Saturday, August 19, 2006

John Cage represents an extremism. He fights to let sound be sound, thus his fight is also against any sort of artist intervention or created symbolism. It's a bit paradoxical isn't it? Even if he were to set a tape recorder in a forest and then play it back to an audience, it would still represent a conscious artistic choice.

His extreme stance when it comes to music making is perhaps why I've heard people say, "Read and love Cage, but listen to his music only out of curiosity".

It makes me wonder how John Cage would see the modern electronic music I listen to - it's a genre not as restrictive as other genres, indeed, it's the most free. From the organic-electronic fusions of early Amon Tobin to the hyper synthetic glitches of Oval, the genre follows Cage's sound first worship. BUT, the genre is also about highly personal expressions, an extension of the ego Cage might say. Sound first, but manipulated to the creator's desires.
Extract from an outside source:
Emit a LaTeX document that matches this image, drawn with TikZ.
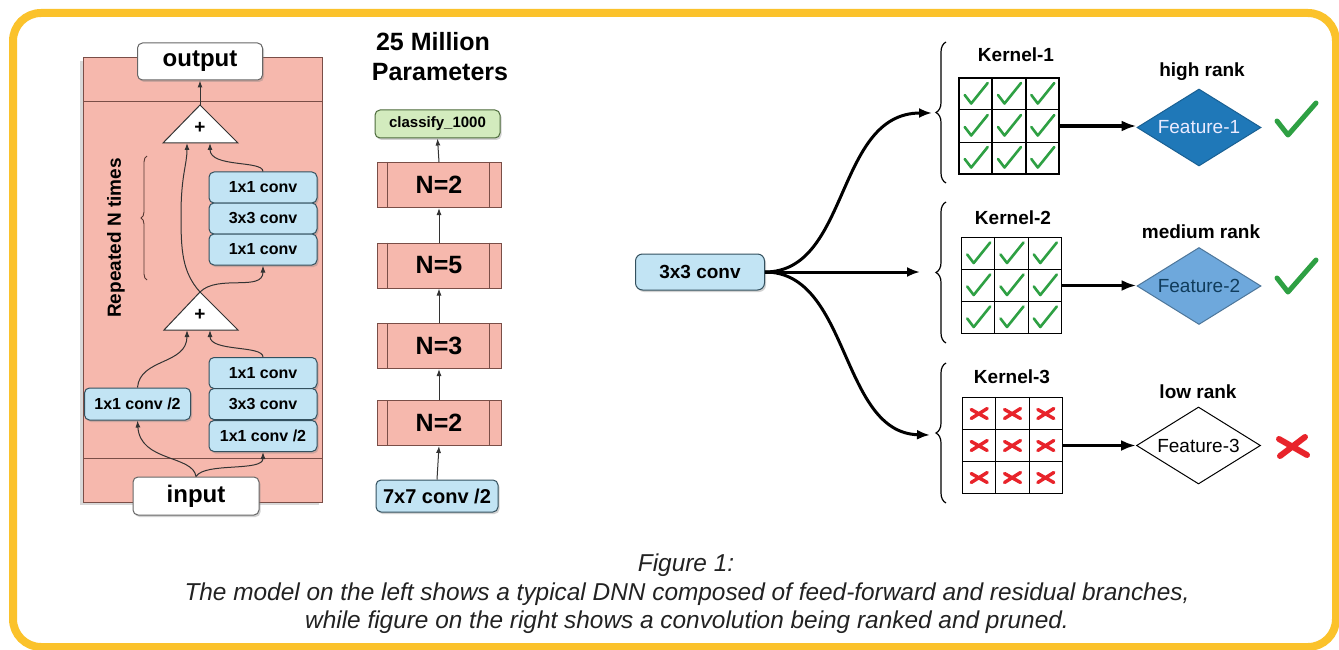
\documentclass[tikz,border=0pt]{standalone}
\usepackage{fontspec}
\setmainfont{Liberation Sans}
\usetikzlibrary{arrows.meta,shapes.geometric,decorations.pathreplacing,shadows,calc}
\definecolor{ybord}{HTML}{FBC22B}
\definecolor{pinkf}{HTML}{F6B8AD}
\definecolor{pinkd}{HTML}{7A4E47}
\definecolor{bluef}{HTML}{C2E4F4}
\definecolor{blued}{HTML}{33505E}
\definecolor{greenf}{HTML}{D3EBBE}
\definecolor{greend}{HTML}{4D6B3C}
\definecolor{chk}{HTML}{2EA043}
\definecolor{xred}{HTML}{E8232A}
\definecolor{fone}{HTML}{1F78B8}
\definecolor{ftwo}{HTML}{6EA8DC}
\definecolor{capc}{HTML}{222222}
\begin{document}
\begin{tikzpicture}[x=1pt,y=-1pt,
  every node/.style={inner sep=0pt},
  bx/.style={rounded corners=5pt, line width=1pt, minimum height=31pt,
    drop shadow={opacity=0.35, shadow xshift=1.5pt, shadow yshift=-2pt}},
  cb/.style={bx, draw=blued, fill=bluef, minimum width=108pt, font=\bfseries\fontsize{16}{18}\selectfont},
  wb/.style={bx, draw=black!60, fill=white, font=\bfseries\fontsize{24}{28}\selectfont},
  nb/.style={draw=pinkd, fill=pinkf, line width=1pt, minimum width=124pt, minimum height=45pt, font=\bfseries\fontsize{25}{30}\selectfont},
  la/.style={line width=1pt, draw=black!80, -{Latex[length=7pt,width=5pt]}},
  ta/.style={line width=3pt, -{Latex[length=13pt,width=10pt]}},
  lb/.style={font=\bfseries\fontsize{19}{22}\selectfont},
  kg/.style={draw, line width=1.3pt, minimum width=100pt, minimum height=96pt},
  dm/.style={diamond, draw, line width=1pt, aspect=1.61, minimum width=124pt, minimum height=77pt, font=\fontsize{19}{22}\selectfont},
  brc/.style={decorate, decoration={brace, amplitude=10pt}, line width=1.2pt},
  capt/.style={font=\itshape\fontsize{24.4}{28}\selectfont, text=capc, anchor=base},
  ck/.pic={\draw[chk, line width=2.6pt, line cap=round, line join=round] (-11,1) -- (-4.5,9.5) -- (12,-11);},
  bigck/.pic={\draw[chk, line width=5pt, line cap=round, line join=round] (-17,-4) -- (-6,10) -- (22,-22);},
  rx/.pic={\draw[xred, line width=3.4pt, line cap=round] (-8,-4) -- (8,5) (-8,5) -- (8,-5);},
  bigrx/.pic={\draw[xred, line width=6pt, line cap=round] (-14,-7) -- (14,9) (-13,10) -- (12,-9);}
]
\useasboundingbox (0,0) rectangle (1339,650);
\fill[white] (0,0) rectangle (1339,650);
\draw[ybord, line width=8pt, rounded corners=28pt] (13,13) rectangle (1336,647);

% ---------- left residual block ----------
\draw[pinkd, fill=pinkf, line width=1pt, drop shadow={opacity=0.3, shadow xshift=-3pt, shadow yshift=-3pt}] (83,58) rectangle (322,502);
\draw[pinkd, line width=1pt] (83,102) -- (322,102);
\draw[pinkd, line width=1pt] (83,458) -- (322,458);

\node[wb, minimum width=125pt, minimum height=37pt] (out) at (200,61.5) {output};
\node[wb, minimum width=126pt, minimum height=38pt] (in) at (196,496) {input};

\node[cb] (u1) at (263,187.5) {1x1 conv};
\node[cb] (u2) at (263,218.5) {3x3 conv};
\node[cb] (u3) at (263,249.5) {1x1 conv};
\node[cb] (d1) at (263,373) {1x1 conv};
\node[cb] (d2) at (263,404) {3x3 conv};
\node[cb] (d3) at (263,436) {1x1 conv /2};
\node[cb, minimum width=106pt, minimum height=32pt] (lbx) at (137.5,404) {1x1 conv /2};

\draw[fill=white, draw=black!80, line width=1pt] (163,143) -- (200,105) -- (238,143) -- cycle;
\draw[fill=white, draw=black!80, line width=1pt] (164,330) -- (200,292) -- (238,330) -- cycle;
\node[font=\bfseries\fontsize{19}{20}\selectfont] (p1) at (200,128) {+};
\node[font=\bfseries\fontsize{19}{20}\selectfont] (p2) at (200,315) {+};
\coordinate (t1a) at (200,105);
\coordinate (t1l) at (187,143);
\coordinate (t1r) at (210,143);
\coordinate (t2a) at (200,292);
\coordinate (t2l) at (187,330);
\coordinate (t2r) at (210,330);

\node[font=\bfseries\fontsize{19}{22}\selectfont, rotate=90] (rep) at (116,238) {Repeated N times};
\draw[brc, decoration={amplitude=6pt}, line width=0.9pt, pinkd!70!black] (147,280) -- (147,156);

\draw[la] (t1a) -- (out.south);
\draw[la] (u1.north) .. controls (263,160) and (210,168) .. (t1r);
\draw[la] (t2a) .. controls (182,272) and (181,250) .. (181,215) .. controls (181,175) and (187,165) .. (t1l);
\draw[la] (t2a) .. controls (218,274) and (263,292) .. (u3.south);
\draw[la] (d1.north) .. controls (263,345) and (210,352) .. (t2r);
\draw[la] (lbx.north) .. controls (140,358) and (187,365) .. (t2l);
\draw[la] (in.north) .. controls (193,455) and (140,462) .. (lbx.south);
\draw[la] (in.north) .. controls (205,462) and (263,472) .. (d3.south);

% ---------- middle column ----------
\node[font=\bfseries\fontsize{25}{30}\selectfont] (tt1) at (433,42) {25 Million};
\node[font=\bfseries\fontsize{25}{30}\selectfont] (tt2) at (440,72) {Parameters};
\node[bx, draw=greend, fill=greenf, minimum width=125pt, minimum height=28pt, font=\bfseries\fontsize{15}{17}\selectfont] (cls) at (437.5,124) {classify\_1000};
\node[nb] (n1) at (439,185) {N=2};
\node[nb] (n2) at (439,265.5) {N=5};
\node[nb] (n3) at (439,346) {N=3};
\node[nb] (n4) at (439,423) {N=2};
\foreach \n in {n1,n2,n3,n4}{
  \draw[pinkd, line width=1pt] ($(\n.north west)+(11,0)$) -- ($(\n.south west)+(11,0)$);
  \draw[pinkd, line width=1pt] ($(\n.north east)+(-12,0)$) -- ($(\n.south east)+(-12,0)$);
}
\node[bx, draw=blued, fill=bluef, minimum width=122pt, minimum height=32pt, font=\bfseries\fontsize{20}{22}\selectfont] (c7) at (437,496) {7x7 conv /2};
\draw[la] (c7.north) -- (n4.south);
\draw[la] (n4.north) -- (n3.south);
\draw[la] (n3.north) -- (n2.south);
\draw[la] (n2.north) -- (n1.south);
\draw[la] (n1.north) -- (cls.south);

% ---------- right: ranking ----------
\node[bx, draw=blued, fill=bluef, minimum width=129pt, minimum height=36pt, rounded corners=7pt, font=\bfseries\fontsize{19}{22}\selectfont] (conv3) at (700,272) {3x3 conv};
\coordinate (b1) at (932,113);
\coordinate (b2) at (920,272);
\coordinate (b3) at (930,435);
\draw[ta] (conv3.east) .. controls (850,272) and (835,113) .. (b1);
\draw[ta] (conv3.east) -- (b2);
\draw[ta] (conv3.east) .. controls (850,272) and (840,433) .. (b3);

\draw[brc] (946,183) -- (946,42);
\draw[brc] (946,343) -- (946,202);
\draw[brc] (946,503) -- (946,363);

\node[lb] (k1) at (1016,55) {Kernel-1};
\node[lb] (k2) at (1013,218) {Kernel-2};
\node[lb] (k3) at (1012,377) {Kernel-3};

\node[kg] (g1) at (1009,126) {};
\node[kg] (g2) at (1011.5,285.5) {};
\node[kg] (g3) at (1012.5,445.5) {};
\foreach \g in {g1,g2,g3}{
  \foreach \f in {1,2}{
    \draw[line width=1.3pt] ($(\g.north west)!\f/3!(\g.north east)$) -- ($(\g.south west)!\f/3!(\g.south east)$);
    \draw[line width=1.3pt] ($(\g.north west)!\f/3!(\g.south west)$) -- ($(\g.north east)!\f/3!(\g.south east)$);
  }
}
\foreach \i in {-1,0,1}{
  \foreach \j in {-1,0,1}{
    \pic at ($(g1.center)+(\i*33.3,\j*32)$) {ck};
    \pic at ($(g2.center)+(\i*33.3,\j*32)$) {ck};
    \pic at ($(g3.center)+(\i*33.3,\j*32)$) {rx};
  }
}

\node[dm, fill=fone, draw=fone!80!black, text=blue!8] (f1) at (1199,127.5) {Feature-1};
\node[dm, fill=ftwo, draw=ftwo!70!black, text=fone!50!black] (f2) at (1199,286) {Feature-2};
\node[dm, fill=white] (f3) at (1198.5,445.5) {Feature-3};

\draw[ta, line width=3.5pt, -{Latex[length=15pt,width=11pt]}] (g1.east) -- (g1.east -| f1.west);
\draw[ta, line width=3.5pt, -{Latex[length=15pt,width=11pt]}] (g2.east) -- (g2.east -| f2.west);
\draw[ta, line width=3.5pt, -{Latex[length=15pt,width=11pt]}] (g3.east) -- (g3.east -| f3.west);

\node[lb] (r1) at (1202,72) {high rank};
\node[lb] (r2) at (1201,232) {medium rank};
\node[lb] (r3) at (1198,392) {low rank};

\pic at (1294,125) {bigck};
\pic at (1294,282) {bigck};
\pic at (1293,446) {bigrx};

% ---------- caption ----------
\node[capt] (cap1) at (686,571) {Figure 1:};
\node[capt] (cap2) at (687,600) {The model on the left shows a typical DNN composed of feed-forward and residual branches,};
\node[capt] (cap3) at (687,628) {while figure on the right shows a convolution being ranked and pruned.};
\end{tikzpicture}
\end{document}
It might be instructive to look at how Cage views Varese, a composer who manipulated interesting sounds to his own end. Varese is important as a predecessor, Cage goes on, but he remains distinctly a figure of the past because "rather than dealing with sounds as sounds, he deals with them as Varese." Cage might view the same way someone such as Aphex Twin, who's intensely weird abstractions are an extension of his personality, even while pushing sound to the forefront.